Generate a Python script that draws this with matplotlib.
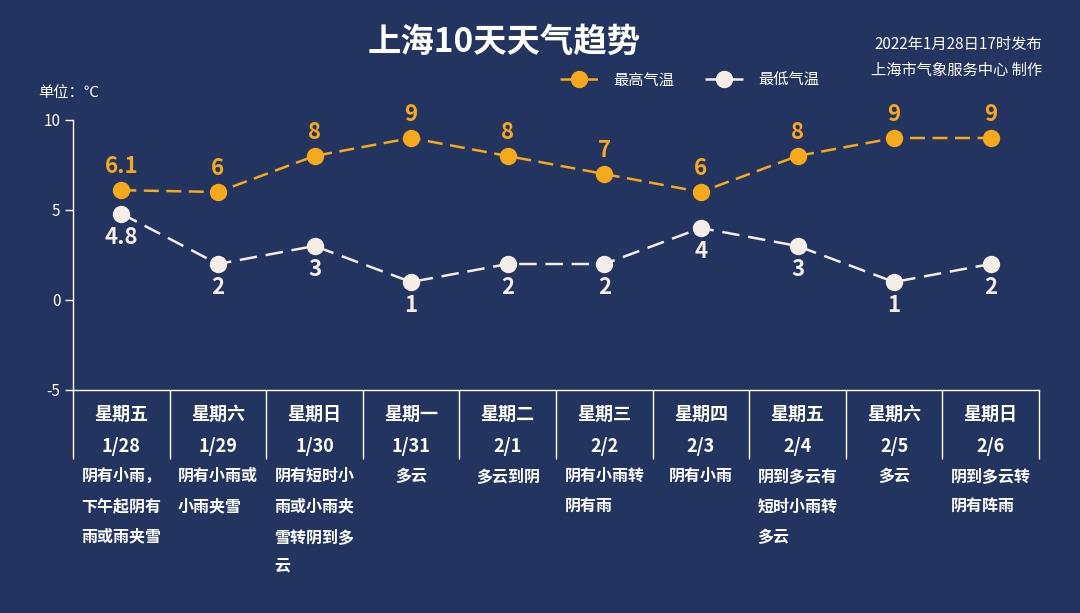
import matplotlib
matplotlib.use("Agg")
import matplotlib.pyplot as plt
import numpy as np

plt.rcParams['font.family'] = ['Noto Sans CJK SC', 'DejaVu Sans']
plt.rcParams['axes.unicode_minus'] = False

# data
weekdays = ["星期五", "星期六", "星期日", "星期一", "星期二", "星期三", "星期四", "星期五", "星期六", "星期日"]
dates = ["1/28", "1/29", "1/30", "1/31", "2/1", "2/2", "2/3", "2/4", "2/5", "2/6"]
weather = ["阴有小雨，\n下午起阴有\n雨或雨夹雪", "阴有小雨或\n小雨夹雪", "阴有短时小\n雨或小雨夹\n雪转阴到多\n云",
           "多云", "多云到阴", "阴有小雨转\n阴有雨", "阴有小雨", "阴到多云有\n短时小雨转\n多云", "多云",
           "阴到多云转\n阴有阵雨"]
high = [6.1, 6, 8, 9, 8, 7, 6, 8, 9, 9]
low = [4.8, 2, 3, 1, 2, 2, 4, 3, 1, 2]

bg = "#233460"
orange = "#F5A91B"
cream = "#F4EEE6"
white = "#FFFFFF"

fig = plt.figure(figsize=(10.8, 6.13), dpi=100, facecolor=bg)
ax = fig.add_axes([73 / 1080, 1 - 390 / 613, 966 / 1080, 270 / 613], facecolor=bg)

x = np.arange(len(dates))
ax.plot(x, high, color=orange, lw=1.8, dashes=(6, 3), marker="o", ms=11.5,
        mfc=orange, mec=orange, label="最高气温", zorder=3)
ax.plot(x, low, color=cream, lw=1.8, dashes=(7, 3.5), marker="o", ms=11.5,
        mfc=cream, mec=cream, label="最低气温", zorder=3)

# value labels
for xi, v in zip(x, high):
    ax.annotate(f"{v:g}", (xi, v), xytext=(0, 17), textcoords="offset points",
                ha="center", va="center", color=orange, fontsize=16, fontweight="bold")
for xi, v in zip(x, low):
    ax.annotate(f"{v:g}", (xi, v), xytext=(0, -17), textcoords="offset points",
                ha="center", va="center", color=cream, fontsize=16, fontweight="bold")

ax.set_xlim(-0.5, len(dates) - 0.5)
ax.set_ylim(-5, 10)
ax.set_yticks([-5, 0, 5, 10])
ax.tick_params(axis="y", colors=white, labelsize=11, length=6, width=1, pad=3)

# category boundaries as long ticks, labels at the centers
ax.set_xticks(np.arange(-0.5, len(dates)), minor=True)
ax.set_xticks(x)
ax.set_xticklabels([f"{w}\n{d}" for w, d in zip(weekdays, dates)], fontsize=13,
                   fontweight="bold", color=white, linespacing=1.85)
ax.tick_params(axis="x", which="major", length=0, pad=11)
ax.tick_params(axis="x", which="minor", length=50, width=1, color=white, direction="out")

for s in ["top", "right"]:
    ax.spines[s].set_visible(False)
for s in ["left", "bottom"]:
    ax.spines[s].set_color(white)
    ax.spines[s].set_linewidth(1)

# weather descriptions under the day columns
for xi, txt in zip(x, weather):
    ax.annotate(txt, (xi, 0), xycoords=ax.get_xaxis_transform(), xytext=(0, -78),
                textcoords="offset pixels", ha="center", va="top", multialignment="left",
                color=white, fontsize=11.5, fontweight="bold", linespacing=2.1)

fig.text(504 / 1080, 1 - 42 / 613, "上海10天天气趋势", ha="center", va="center",
         color=white, fontsize=24, fontweight="bold")
fig.text(1042 / 1080, 1 - 44 / 613, "2022年1月28日17时发布", ha="right", va="center",
         color=white, fontsize=11)
fig.text(1042 / 1080, 1 - 70 / 613, "上海市气象服务中心 制作", ha="right", va="center",
         color=white, fontsize=11)
fig.text(38 / 1080, 1 - 93 / 613, "单位：℃", ha="left", va="center", color=white, fontsize=11)

leg = fig.legend(loc="center", bbox_to_anchor=(690 / 1080, 1 - 80 / 613), ncol=2, frameon=False,
                 fontsize=11, handlelength=2.5, handletextpad=1.0, columnspacing=2.0)
for t in leg.get_texts():
    t.set_color(white)

fig.savefig("out.png", dpi=100, facecolor=bg)
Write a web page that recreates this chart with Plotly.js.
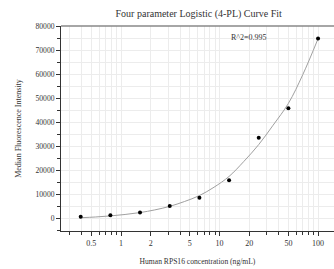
<!DOCTYPE html>
<html>
<head>
<meta charset="utf-8">
<script src="https://cdn.plot.ly/plotly-3.0.1.min.js"></script>
<style>html,body{margin:0;padding:0;background:#fff;}#chart{width:334px;height:269px;}</style>
</head>
<body>
<div id="chart"></div>
<script>
// Measured standards
const concentration = [0.39, 0.78, 1.56, 3.125, 6.25, 12.5, 25, 50, 100];
const mfi = [700, 1250, 2450, 5150, 8600, 15900, 33600, 46000, 75100];

// Fitted 4-PL curve
const curveX = [0.39, 0.55, 0.78, 1.1, 1.56, 2.2, 3.125, 4.4, 6.25, 8.8, 12.5, 17.7, 25, 35, 50, 70, 100];
const curveY = [250, 550, 1000, 1600, 2400, 3500, 5000, 7000, 9500, 13000, 17500, 23800, 30800, 38900, 48000, 60000, 75000];

const xTickVals = [0.5, 1, 2, 5, 10, 20, 50, 100];
const xTickText = ['0.5', '1', '2', '5', '10', '20', '50', '100'];
const xMinorVals = [0.3, 0.4, 0.6, 0.7, 0.8, 0.9, 3, 4, 6, 7, 8, 9, 30, 40, 60, 70, 80, 90];
const yTickVals = [0, 10000, 20000, 30000, 40000, 50000, 60000, 70000, 80000];
const yTickText = ['0', '10000', '20000', '30000', '40000', '50000', '60000', '70000', '80000'];

const serif = 'Liberation Serif, Times New Roman, serif';

const traces = [
  {x: curveX, y: curveY, type: 'scatter', mode: 'lines',
   line: {color: '#a0a0a0', width: 1, shape: 'spline'}, hoverinfo: 'skip'},
  {x: concentration, y: mfi, type: 'scatter', mode: 'markers',
   marker: {color: '#000', size: 4}}
];

const layout = {
  width: 334, height: 269,
  margin: {l: 61, r: 0, t: 26, b: 38},
  paper_bgcolor: '#fff', plot_bgcolor: '#fff',
  showlegend: false,
  font: {family: serif, size: 8, color: '#333'},
  title: {text: 'Four parameter Logistic (4-PL) Curve Fit', font: {family: serif, size: 10, color: '#333'},
          xref: 'container', x: 0.595, xanchor: 'center', yref: 'container', y: 0.948, yanchor: 'middle'},
  xaxis: {
    type: 'log', range: [-0.609, 2.162],
    tickmode: 'array', tickvals: xTickVals, ticktext: xTickText,
    ticks: 'outside', ticklen: 4, tickcolor: '#333', tickwidth: 1,
    showline: true, linecolor: '#333', linewidth: 1,
    showgrid: true, gridcolor: '#ececec', gridwidth: 1,
    minor: {tickmode: 'array', tickvals: xMinorVals, ticks: 'outside', ticklen: 3, tickcolor: '#333',
            showgrid: true, gridcolor: '#ececec', gridwidth: 1},
    zeroline: false,
    tickfont: {family: serif, size: 8, color: '#333'},
    title: {text: 'Human RPS16 concentration (ng/mL)', font: {family: serif, size: 7.6, color: '#333'}, standoff: 12}
  },
  yaxis: {
    range: [-5300, 80330],
    tickmode: 'array', tickvals: yTickVals, ticktext: yTickText,
    ticks: 'outside', ticklen: 4, tickcolor: '#333', tickwidth: 1,
    showline: true, linecolor: '#333', linewidth: 1,
    showgrid: true, gridcolor: '#ececec', gridwidth: 1,
    minor: {dtick: 5000, ticks: 'outside', ticklen: 3, tickcolor: '#333', showgrid: true, gridcolor: '#ececec'},
    zeroline: false,
    tickfont: {family: serif, size: 7.6, color: '#333'},
    title: {text: 'Median Fluorescence Intensity', font: {family: serif, size: 8, color: '#333'}, standoff: 12}
  },
  shapes: [{type: 'line', xref: 'paper', yref: 'paper', x0: 0, x1: 1, y0: 1, y1: 1,
            line: {color: '#888', width: 1.5}}],
  annotations: [{
    x: 1.3, y: 75400, xref: 'x', yref: 'y', text: 'R^2=0.995', showarrow: false,
    font: {family: serif, size: 8, color: '#333'}, xanchor: 'center', yanchor: 'middle'
  }]
};

Plotly.newPlot('chart', traces, layout, {displayModeBar: false, staticPlot: true});
</script>
</body>
</html>
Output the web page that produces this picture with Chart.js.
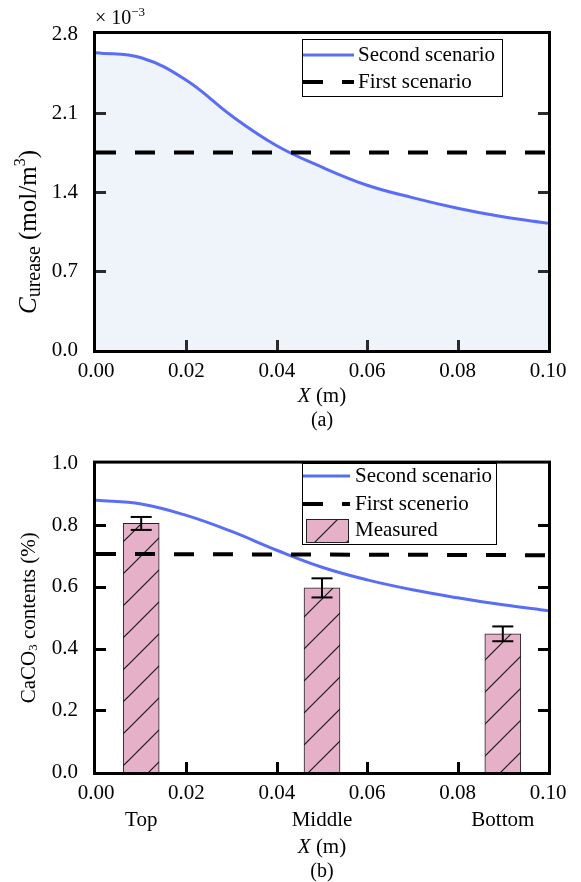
<!DOCTYPE html>
<html>
<head>
<meta charset="utf-8">
<script src="https://cdn.jsdelivr.net/npm/chart.js@4/dist/chart.umd.min.js"></script>
<style>
  html, body { margin: 0; padding: 0; background: #fff; }
  canvas { display: block; }
</style>
</head>
<body>
<canvas id="chartA" width="581" height="441"></canvas>
<canvas id="chartB" width="581" height="441"></canvas>
<script>
// ---------------- DATA ----------------
const xPositions = [0, 0.01, 0.02, 0.03, 0.04, 0.05, 0.06, 0.07, 0.08, 0.09, 0.10];
// (a) urease concentration, x 10^-3 mol/m3
const ureaseSecond = [2.635, 2.59, 2.39, 2.075, 1.81, 1.62, 1.46, 1.35, 1.256, 1.18, 1.124];
const ureaseFirstX = [0, 0.10];
const ureaseFirst = [1.75, 1.75];
// (b) CaCO3 contents (%)
const caco3Second = [0.881, 0.869, 0.832, 0.780, 0.719, 0.664, 0.623, 0.591, 0.565, 0.542, 0.523];
const caco3FirstX = [0, 0.10];
const caco3First = [0.707, 0.703];
const sites = ['Top', 'Middle', 'Bottom'];
const siteX = [0.01, 0.05, 0.09];
const measured = [0.806, 0.597, 0.448];
const measuredErr = [0.021, 0.031, 0.024];
// axis ticks
const xTickStep = 0.02;
const ureaseTickStep = 0.7;
const caco3TickStep = 0.2;

// ---------------- STYLE ----------------
const FONT = '"Liberation Serif", "Times New Roman", serif';
const BLUE = '#5a6ef5';
const FILL = '#eef4fa';
const PINK = '#e6b0c8';
const TICK_FONT = { family: FONT, size: 21 };

function hatchPattern() {
  const c = document.createElement('canvas');
  c.width = 32; c.height = 32;
  const g = c.getContext('2d');
  g.fillStyle = PINK; g.fillRect(0, 0, 32, 32);
  g.strokeStyle = '#1a1a1a'; g.lineWidth = 1.2;
  g.beginPath(); g.moveTo(-4, 36); g.lineTo(36, -4); g.stroke();
  g.beginPath(); g.moveTo(-4, 4); g.lineTo(4, -4); g.stroke();
  g.beginPath(); g.moveTo(28, 36); g.lineTo(36, 28); g.stroke();
  return g.createPattern(c, 'repeat');
}
const HATCH = hatchPattern();

function pts(xs, ys) { return xs.map((x, i) => ({ x: x, y: ys[i] })); }

function drawRuns(ctx, runs, x, y, align) {
  ctx.save();
  let total = 0;
  runs.forEach(r => {
    ctx.font = (r.italic ? 'italic ' : '') + r.size + 'px ' + FONT;
    r.w = ctx.measureText(r.t).width;
    total += r.w;
  });
  let cx = align === 'center' ? x - total / 2 : (align === 'right' ? x - total : x);
  ctx.fillStyle = '#000';
  ctx.textBaseline = 'middle';
  ctx.textAlign = 'left';
  runs.forEach(r => {
    ctx.font = (r.italic ? 'italic ' : '') + r.size + 'px ' + FONT;
    ctx.fillText(r.t, cx, y + (r.dy || 0));
    cx += r.w;
  });
  ctx.restore();
}

function drawFrameAndTicks(chart, tickColor) {
  const { ctx, chartArea: a, scales } = chart;
  ctx.save();
  ctx.strokeStyle = '#000';
  ctx.lineWidth = 3;
  ctx.strokeRect(a.left - 1.5, a.top - 1.5, a.right - a.left + 3, a.bottom - a.top + 3);
  ctx.strokeStyle = tickColor;
  ctx.lineWidth = 3;
  const L = 10;
  const ys = scales.y;
  ys.ticks.forEach(t => {
    if (t.value <= ys.min + 1e-9 || t.value >= ys.max - 1e-9) return;
    const py = Math.round(ys.getPixelForValue(t.value)) + 0.5;
    ctx.beginPath(); ctx.moveTo(a.left, py); ctx.lineTo(a.left + L, py); ctx.stroke();
    ctx.beginPath(); ctx.moveTo(a.right, py); ctx.lineTo(a.right - L, py); ctx.stroke();
  });
  const xs = scales.x;
  xs.ticks.forEach(t => {
    if (t.value <= xs.min + 1e-9 || t.value >= xs.max - 1e-9) return;
    const px = Math.round(xs.getPixelForValue(t.value)) + 0.5;
    ctx.beginPath(); ctx.moveTo(px, a.bottom); ctx.lineTo(px, a.bottom - L); ctx.stroke();
  });
  ctx.restore();
}

function drawLegend(chart, box, rows, sx0, sx1, tx) {
  const ctx = chart.ctx;
  ctx.save();
  ctx.fillStyle = '#fff';
  ctx.fillRect(box.x, box.y, box.w, box.h);
  ctx.strokeStyle = '#000';
  ctx.lineWidth = 1;
  ctx.strokeRect(box.x + 0.5, box.y + 0.5, box.w, box.h);
  rows.forEach(r => {
    const ds = chart.data.datasets[r.ds];
    if (r.type === 'bar') {
      ctx.fillStyle = ds.backgroundColor;
      ctx.fillRect(r.bx0, r.by0, r.bx1 - r.bx0, r.by1 - r.by0);
      ctx.strokeStyle = '#222'; ctx.lineWidth = 1;
      ctx.strokeRect(r.bx0 + 0.5, r.by0 + 0.5, r.bx1 - r.bx0, r.by1 - r.by0);
    } else {
      ctx.strokeStyle = ds.borderColor;
      ctx.lineWidth = ds.borderWidth;
      ctx.setLineDash(ds.borderDash || []);
      ctx.beginPath(); ctx.moveTo(sx0, r.y); ctx.lineTo(sx1, r.y); ctx.stroke();
      ctx.setLineDash([]);
    }
    drawRuns(ctx, [{ t: r.label, size: 21 }], tx, r.y, 'left');
  });
  ctx.restore();
}

function xTitle(ctx, cx, y) {
  drawRuns(ctx, [{ t: 'X', size: 21, italic: true }, { t: ' (m)', size: 21 }], cx, y, 'center');
}

// ---------------- CHART A ----------------
const decoA = {
  id: 'decoA',
  afterDraw(chart) {
    const { ctx, chartArea: a } = chart;
    drawFrameAndTicks(chart, '#2b2b2b');
    drawLegend(chart, { x: 302, y: 39, w: 200, h: 57 }, [
      { ds: 0, type: 'line', y: 55, label: 'Second scenario' },
      { ds: 3, type: 'dash', y: 82, label: 'First scenario' }
    ], 303, 354, 358);
    // y title
    ctx.save();
    ctx.translate(29, 232);
    ctx.rotate(-Math.PI / 2);
    drawRuns(ctx, [
      { t: 'C', size: 25, italic: true },
      { t: 'urease', size: 20, dy: 6 },
      { t: ' (mol/m', size: 25 },
      { t: '3', size: 16, dy: -8 },
      { t: ')', size: 25 }
    ], 0, 0, 'center');
    ctx.restore();
    // exponent
    drawRuns(ctx, [{ t: '\u00d7 10', size: 20 }, { t: '\u22123', size: 13, dy: -6 }], 95, 19, 'left');
    xTitle(ctx, (a.left + a.right) / 2, 396);
    drawRuns(ctx, [{ t: '(a)', size: 20 }], (a.left + a.right) / 2, 421, 'center');
  }
};

new Chart(document.getElementById('chartA'), {
  type: 'line',
  data: {
    datasets: [
      {
        label: 'Second scenario',
        data: pts(xPositions, ureaseSecond),
        borderColor: BLUE, borderWidth: 3, backgroundColor: FILL,
        fill: 'origin', pointRadius: 0, tension: 0.4, order: 1
      },
      {
        label: 'edge-left',
        data: pts([xPositions[0], xPositions[0]], [0, ureaseSecond[0]]),
        borderColor: BLUE, borderWidth: 3, fill: false, pointRadius: 0, order: 1
      },
      {
        label: 'edge-right',
        data: pts([xPositions[10], xPositions[10]], [ureaseSecond[10], 0]),
        borderColor: BLUE, borderWidth: 3, fill: false, pointRadius: 0, order: 1
      },
      {
        label: 'First scenario',
        data: pts(ureaseFirstX, ureaseFirst),
        borderColor: '#000', borderWidth: 4, borderDash: [20, 19],
        fill: false, pointRadius: 0, order: 0
      }
    ]
  },
  options: {
    responsive: false, animation: false, devicePixelRatio: 1,
    layout: { padding: { left: 0, right: 33, top: 34, bottom: 0 } },
    plugins: { legend: { display: false }, tooltip: { enabled: false } },
    scales: {
      x: {
        type: 'linear', min: 0, max: 0.1,
        grid: { display: false }, border: { display: false },
        ticks: { stepSize: xTickStep, padding: 1, color: '#000', font: TICK_FONT,
                 callback: v => v.toFixed(2), maxRotation: 0 },
        afterFit: s => { s.height = 91; }
      },
      y: {
        type: 'linear', min: 0, max: 2.8,
        grid: { display: false }, border: { display: false },
        ticks: { stepSize: ureaseTickStep, padding: 10, color: '#000', font: TICK_FONT,
                 callback: v => v.toFixed(1) },
        afterFit: s => { s.width = 96; }
      }
    }
  },
  plugins: [decoA]
});

// ---------------- CHART B ----------------
const decoB = {
  id: 'decoB',
  afterDatasetsDraw(chart) {
    const { ctx, scales } = chart;
    ctx.save();
    ctx.strokeStyle = '#000';
    ctx.lineWidth = 2;
    siteX.forEach((xv, i) => {
      const px = scales.x.getPixelForValue(xv);
      const y1 = scales.y.getPixelForValue(measured[i] + measuredErr[i]);
      const y0 = scales.y.getPixelForValue(measured[i] - measuredErr[i]);
      ctx.beginPath(); ctx.moveTo(px, y0); ctx.lineTo(px, y1); ctx.stroke();
      ctx.beginPath(); ctx.moveTo(px - 10.5, y1); ctx.lineTo(px + 10.5, y1); ctx.stroke();
      ctx.beginPath(); ctx.moveTo(px - 10.5, y0); ctx.lineTo(px + 10.5, y0); ctx.stroke();
    });
    ctx.restore();
  },
  afterDraw(chart) {
    const { ctx, chartArea: a, scales } = chart;
    drawFrameAndTicks(chart, '#000');
    drawLegend(chart, { x: 302, y: 22, w: 194, h: 81 }, [
      { ds: 0, type: 'line', y: 35, label: 'Second scenario' },
      { ds: 1, type: 'dash', y: 63, label: 'First scenerio' },
      { ds: 2, type: 'bar', y: 89, label: 'Measured', bx0: 306, by0: 78, bx1: 348, by1: 101 }
    ], 303, 350, 355);
    ctx.save();
    ctx.translate(29, (a.top + a.bottom) / 2);
    ctx.rotate(-Math.PI / 2);
    drawRuns(ctx, [
      { t: 'CaCO', size: 21 },
      { t: '3', size: 13, dy: 5 },
      { t: ' contents (%)', size: 21 }
    ], 0, 0, 'center');
    ctx.restore();
    sites.forEach((s, i) => {
      drawRuns(ctx, [{ t: s, size: 21 }], scales.x.getPixelForValue(siteX[i]), 379, 'center');
    });
    xTitle(ctx, (a.left + a.right) / 2, 406);
    drawRuns(ctx, [{ t: '(b)', size: 20 }], (a.left + a.right) / 2, 431, 'center');
  }
};

new Chart(document.getElementById('chartB'), {
  type: 'line',
  data: {
    datasets: [
      {
        type: 'line', label: 'Second scenario',
        data: pts(xPositions, caco3Second),
        borderColor: BLUE, borderWidth: 3, fill: false, pointRadius: 0,
        tension: 0.4, order: 1
      },
      {
        type: 'line', label: 'First scenerio',
        data: pts(caco3FirstX, caco3First),
        borderColor: '#000', borderWidth: 4, borderDash: [20, 19],
        fill: false, pointRadius: 0, order: 0
      },
      {
        type: 'bar', label: 'Measured',
        data: pts(siteX, measured),
        backgroundColor: HATCH, borderColor: '#222', borderWidth: 1,
        barThickness: 36, order: 2
      }
    ]
  },
  options: {
    responsive: false, animation: false, devicePixelRatio: 1,
    layout: { padding: { left: 0, right: 33, top: 15, bottom: 0 } },
    plugins: { legend: { display: false }, tooltip: { enabled: false } },
    scales: {
      x: {
        type: 'linear', min: 0, max: 0.1, offset: false,
        grid: { display: false, offset: false }, border: { display: false },
        ticks: { stepSize: xTickStep, padding: 1, color: '#000', font: TICK_FONT,
                 callback: v => v.toFixed(2), maxRotation: 0 },
        afterFit: s => { s.height = 110; }
      },
      y: {
        type: 'linear', min: 0, max: 1.0,
        grid: { display: false }, border: { display: false },
        ticks: { stepSize: caco3TickStep, padding: 10, color: '#000', font: TICK_FONT,
                 callback: v => v.toFixed(1) },
        afterFit: s => { s.width = 96; }
      }
    }
  },
  plugins: [decoB]
});
</script>
</body>
</html>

## What is needed
Up in the listing, locate the line with "Write a web"; print it and every line after it down to the line with "48000, 60000, 75000];", which is included too. Skip the pictures.

## Response to the exercise
Write a web page that recreates this chart with Plotly.js.
<!DOCTYPE html>
<html>
<head>
<meta charset="utf-8">
<script src="https://cdn.plot.ly/plotly-3.0.1.min.js"></script>
<style>html,body{margin:0;padding:0;background:#fff;}#chart{width:334px;height:269px;}</style>
</head>
<body>
<div id="chart"></div>
<script>
// Measured standards
const concentration = [0.39, 0.78, 1.56, 3.125, 6.25, 12.5, 25, 50, 100];
const mfi = [700, 1250, 2450, 5150, 8600, 15900, 33600, 46000, 75100];

// Fitted 4-PL curve
const curveX = [0.39, 0.55, 0.78, 1.1, 1.56, 2.2, 3.125, 4.4, 6.25, 8.8, 12.5, 17.7, 25, 35, 50, 70, 100];
const curveY = [250, 550, 1000, 1600, 2400, 3500, 5000, 7000, 9500, 13000, 17500, 23800, 30800, 38900, 48000, 60000, 75000];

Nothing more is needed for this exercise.